IE7 Firefox Opera Safari
2.0.0.3 9.10 2.0.1
20070323 20070323 20070323 20070324
кириллица.ru - P - P
ελληνικά.gr - - - P
漢字.jp - - - -
かな.jp - - - -
यूनिकोड.in - P P -
кириллица.fi - - - P
ελληνικά.fi - - - P
漢字.fi - - - -
यूनिकोड.fi - - P -
यूनिकोड.de - - - -
Հայերեն.de - - - -
Հայերեն.am - P - -
ภาษาไทย.th - - - -
ภาษาไทย.com - P - -
ህሔራዊነት.de P - - P
ህሔራዊነት.er P P - P

Notes:

  1. IE7: The Amharic text, in Ethiopic script, is displayed as Unicode. IE7 doesn't allow you to select Amharic from its list in the browser language preference settings, but adding a user-defined 'am' (the language subtag for Amharic) doesn't help either.
  2. Firefox: The .am, .com, .er, .ru and .in TLDs are not in Firefox's list of supported TLDs, so IDN is not supported for those domains. Note that the characters supported for a given TLD bear no relation to the characters defined as valid by that TLD.
  3. Opera: Although .am, .th, .er, .fi, .gr and .ru are not on the whitelist, the Armenian, Thai, Ethiopic, Japanese, Greek and Cyrillic characters are displayed as Unicode. This and most of the other results indicate that non-whitelisted TLDs support far more than just Latin1. The oddity is the Devanagari script, which is displayed as punycode when the TLD is not on the whitelist. This is particularly strange, given that combinations of Devanagari and Latin text in the next test display as Unicode.
  4. Safari: Cyrillic and Greek are not in the default script whilelist, so all examples containing Cyrillic and Greek are shown as punycode. Ethiopic is also absent from the whitelist, and so also appears as punycode.

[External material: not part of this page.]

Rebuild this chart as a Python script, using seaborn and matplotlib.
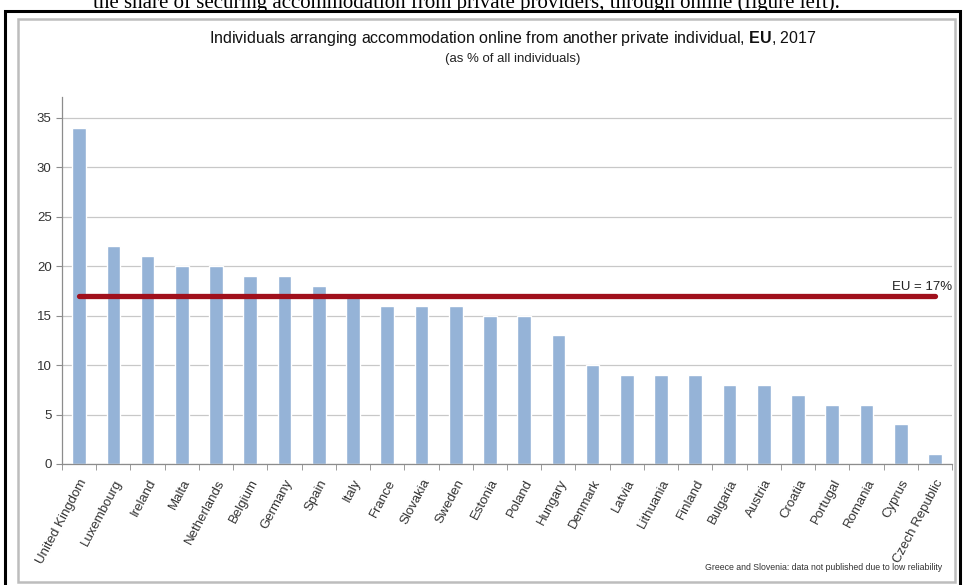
import matplotlib
matplotlib.use("Agg")
import matplotlib.pyplot as plt
from matplotlib.patches import Rectangle
import seaborn as sns

# Chart data
countries = ["United Kingdom", "Luxembourg", "Ireland", "Malta", "Netherlands", "Belgium",
             "Germany", "Spain", "Italy", "France", "Slovakia", "Sweden", "Estonia", "Poland",
             "Hungary", "Denmark", "Latvia", "Lithuania", "Finland", "Bulgaria", "Austria",
             "Croatia", "Portugal", "Romania", "Cyprus", "Czech Republic"]
shares = [34, 22, 21, 20, 20, 19, 19, 18, 17, 16, 16, 16, 15, 15,
          13, 10, 9, 9, 9, 8, 8, 7, 6, 6, 4, 1]
eu_average = 17
y_ticks = [0, 5, 10, 15, 20, 25, 30, 35]

sns.set_style("white")
plt.rcParams['font.family'] = ['Liberation Sans', 'DejaVu Sans']
plt.rcParams['mathtext.fontset'] = 'custom'
plt.rcParams['mathtext.bf'] = 'Liberation Sans:bold'
plt.rcParams['mathtext.rm'] = 'Liberation Sans'

fig = plt.figure(figsize=(9.64, 5.85), dpi=100)
ax = fig.add_axes([62 / 964, 1 - 464 / 585, 890 / 964, 367 / 585])

sns.barplot(x=countries, y=shares, color="#95B3D7", width=0.4, saturation=1, ax=ax)

# EU average line
ax.hlines(eu_average, 0, len(countries) - 1, color="#A0101C", lw=3.8, zorder=3,
          capstyle="round")
ax.text(len(countries) - 0.5, eu_average + 0.25, f"EU = {eu_average}%", ha="right",
        va="bottom", fontsize=9.5, color="#222222")

ax.set_xlim(-0.5, len(countries) - 0.5)
ax.set_ylim(0, 37.1)
ax.set_yticks(y_ticks)
ax.yaxis.grid(True, color="#C8C8C8", lw=0.9)
ax.set_axisbelow(True)
for s in ["top", "right"]:
    ax.spines[s].set_visible(False)
for s in ["left", "bottom"]:
    ax.spines[s].set_color("#8C8C8C")
    ax.spines[s].set_linewidth(0.9)

ax.tick_params(axis="y", left=True, length=4, color="#8C8C8C", labelsize=9.5,
               labelcolor="#333333")
ax.tick_params(axis="x", bottom=False, labelsize=9.5, labelcolor="#333333", pad=6)
# separator ticks between categories
ax.set_xticks([i + 0.5 for i in range(-1, len(countries))], minor=True)
ax.tick_params(axis="x", which="minor", bottom=True, length=4, color="#8C8C8C")
ax.set_xticklabels(countries, rotation=62, ha="right", rotation_mode="anchor")
ax.set_xlabel("")
ax.set_ylabel("")

# Titles
fig.text(0.532, 1 - 38 / 585, r"Individuals arranging accommodation online from another private individual, $\mathbf{EU}$, 2017",
         ha="center", va="center", fontsize=11.5, color="#111111")
fig.text(0.532, 1 - 59 / 585, "(as % of all individuals)", ha="center", va="center",
         fontsize=9.5, color="#222222")
fig.text(942 / 964, 1 - 568 / 585, "Greece and Slovenia: data not published due to low reliability",
         ha="right", va="center", fontsize=6.3, color="#333333")

# Cut-off text line from the page above the chart
fig.text(840 / 964, 1 - 8 / 585, "the share of securing accommodation from private providers, through online (figure left).",
         ha="right", va="baseline", fontsize=15, color="black", family="Liberation Serif")

# Frames
fig.patches.append(Rectangle((18 / 964, 1 - 582 / 585), 937 / 964, 563 / 585, transform=fig.transFigure,
                             fill=False, edgecolor="#BDBDBD", lw=1.8))
fig.patches.append(Rectangle((5 / 964, -0.05), 955 / 964, 1.05 - 11 / 585, transform=fig.transFigure,
                             fill=False, edgecolor="black", lw=2.2))

fig.savefig("out.png", dpi=100)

Non-Latin characters mixed with Latin

IE7 Firefox Opera Safari
2.0.0.3 9.10 2.0.1
20070323 20070323 20070323 20070324
кириллицаascii.ru P P P P
ελληνικάascii.gr P - P P
漢字ascii.jp - - - -
かなascii.jp - - - -
यूनिकोडascii.in - P - -
кириллицаascii.de P - - P
ελληνικάascii.de P - - P
漢字ascii.de - - - -
かなascii.de - - - -
यूनिकोडascii.de - - - -
кириллицchará.ru P P P P
ελληνικάchará.gr P - P P
漢字chará.jp P - - -
かなchará.jp P - - -
यूनिकोडchará.in P P - -
кириллицchará.de P - - P
ελληνικάchará.de P - - P
漢字chará.de P - - -
かなchará.de P - - -
यूनिकोडchará.de P - - -
pаypal.com P P - P

Notes:

  1. IE7: Cyrillic and Greek scripts are not on the list of scripts that IE supports when mixed with ASCII characters. The others are. Only ASCII can be mixed with other scripts.
  2. Firefox: .ru and .in are not in the list of supported TLDs for Firefox. The rest are. Firefox makes no special case for mixing these scripts with ASCII.
  3. Opera: .ru and .gr TLDs (not on the whitelist) display ASCII mixed with Cyrillic and Greek scripts as punycode. Note that in the previous test similar, non-mixed IDNs were displayed as Unicode, so the mixture is significant. Mixed scripts are not an issue in the .de TLD, which is on the whitelist. The .in TLD (also not on the whitelist) displays characters as Unicode, which is odd since in the previous test the Devanagari was displayed as punycode.
  4. Safari: Cyrillic and Greek are not in the default script whilelist, so all examples containing Cyrillic and Greek are shown as punycode.

Kanji and kana characters mixed

IE7 Firefox Opera Safari
2.0.0.3 9.10 2.0.1
20070323 20070323 20070323 20070324
漢字かな.jp - - - -
漢字かな.de - - - -
漢字かな.ru - P - -
漢字かな.in - P - -
漢字かなascii.jp - - - -
漢字かなchará.jp P - - -

Notes:

  1. IE7: Supports mixing of kanji and hiragana and ASCII.
  2. Firefox: .ru and .in are not in the list of supported TLDs for Firefox. The rest are.
  3. Opera: .ru and .in TLDs are not on the whitelist.

Non-Latin mixtures

IE7 Firefox Opera Safari
2.0.0.3 9.10 2.0.1
20070323 20070323 20070323 20070324
кириллица漢字.ru P p P P
кириллица漢字.jp P - - P
यूनिकोड漢字.in P P P -
यूनिकोड漢字.jp P - - -
ελληνικά漢字.jp P - - P
ελληνικά漢字.gr P - P P

Notes:

  1. IE7: Only ASCII can be mixed with another script (with the exception of mingled Japanese scripts), so all of these are displayed as punycode.
  2. Firefox: .ru and .in are not in the list of supported TLDs for Firefox. The rest are.
  3. Opera: .ru, .gr and .in TLDs are not on the whitelist.
  4. Safari: Cyrillic and Greek are not in the default script whilelist, so all examples containing Cyrillic and Greek are shown as punycode.

Unusual characters

IE7 Firefox Opera Safari
2.0.0.3 9.10 2.0.1
20070323 20070323 20070323 20070324
example.com⁄foo.museum P P illegal -
I♥NY.museum P - - -

Notes:

  1. Opera: Rather than displaying punycode for example.com⁄foo.museum in the status bar, Opera displays "opera:illegal-uri-0".